This choice of comparison was instructive, for it went to the very heart of a rugby philosophy based squarely on hard work and a heightened sense of togetherness. Neither Exeter nor Leeds can lay claim to the quality of player Venter has at his disposal, largely because they cannot match the spending power generated by a boardroom inhabited exclusively by multi-millionaires, but there is no mistaking the depth of their determination to make professional rugby work for them. Saracens, for so long the most profligate of Premiership clubs, are developing the same kind of desire. Now that the penny has dropped, all those hundreds of thousands of pounds actually mean something.

If anyone embodies the new Saracens spirit, it is the Namibian flanker Jacques Burger, whose hang-em high, Wild West approach to the union game makes him the most compelling loose forward in the Premiership. When the club signed the much talked-about Scotland back-rower Kelly Brown earlier this year, it seemed Burger might find himself selectorially squeezed: after all, Venter already possessed the best young breakaway in England in Andy Saull and the classiest of imported No 8s in Ernst Joubert. Saull's injury problems have given Burger a window of opportunity, and yesterday, he crashed through it so spectacularly that Vicarage Road was covered in splintered glass.

"I can't tell you how brilliant the guy is," Venter remarked. "When I look at his stats, I stand amazed. Jacques is exceptional for us, to the extent that if I had 15 of him, rugby would be the easiest game in the world. I have five back-rowers, and as a couple of them can play more than one role, I'm in a position to mix things up. The key to success in an environment where too much rugby is being played is to use the squad. The answer is not having a bigger squad, but having a squad where everyone plays. Jacques is key for us in that respect."
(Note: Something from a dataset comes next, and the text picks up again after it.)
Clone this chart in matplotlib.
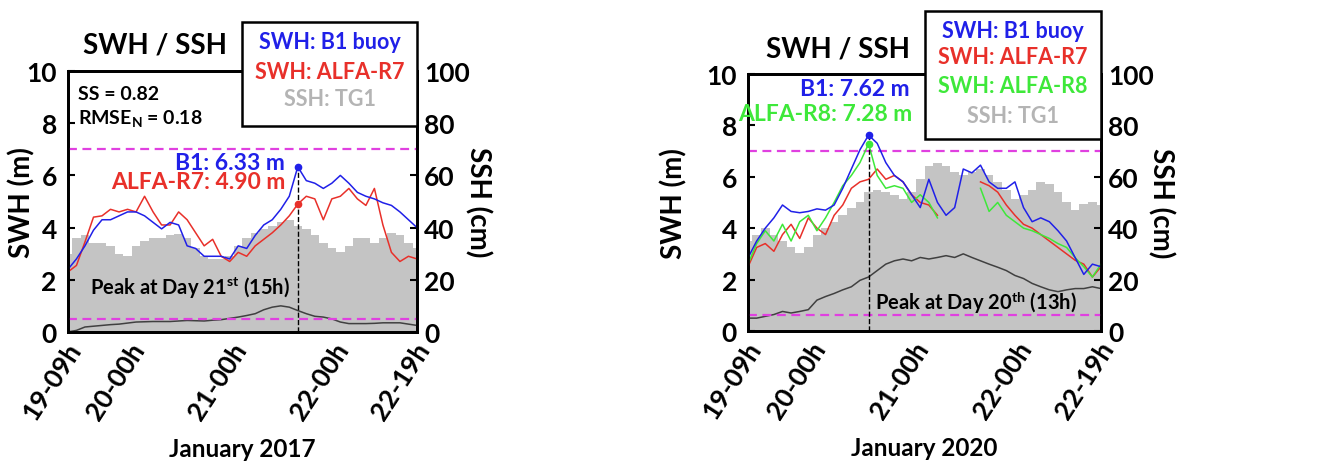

Burger was the principal reason why Sale, despite the best efforts of their own open-side flanker David Seymour, spent next to no time on the front foot. Seymour, playing against his former employers, gave everything of himself, and was rewarded with a try of the "what the hell happened there?" variety when Tom Brady, the teenaged wing, picked a restart clean out of the air and fed him a scoring pass. But for much of the contest, he was blown away by his opposite number.

Much stronger at close quarters, Saracens scored a close-range try through Schalk Brits in the first half and another through Deon Carstens in the second. They then rubbed it in with a late strike from the new signing David Strettle, who touched down after a characteristically clever pass from Alex Goode. Strettle was introduced at the interval, even though the unfeasibly rapid Noah Cato had spent the first 40 minutes beating Sale defenders two by two.

As for Goode, his career move from full-back to outside-half has yet to work out to everyone's satisfaction. He unpicked the Sale defence more than once, but it will take him months rather than weeks to find his bearings and until that process is complete, Saracens will miss the beautifully timed, precisely angled runs from deep positions that marked him out as a player of rare ability last season.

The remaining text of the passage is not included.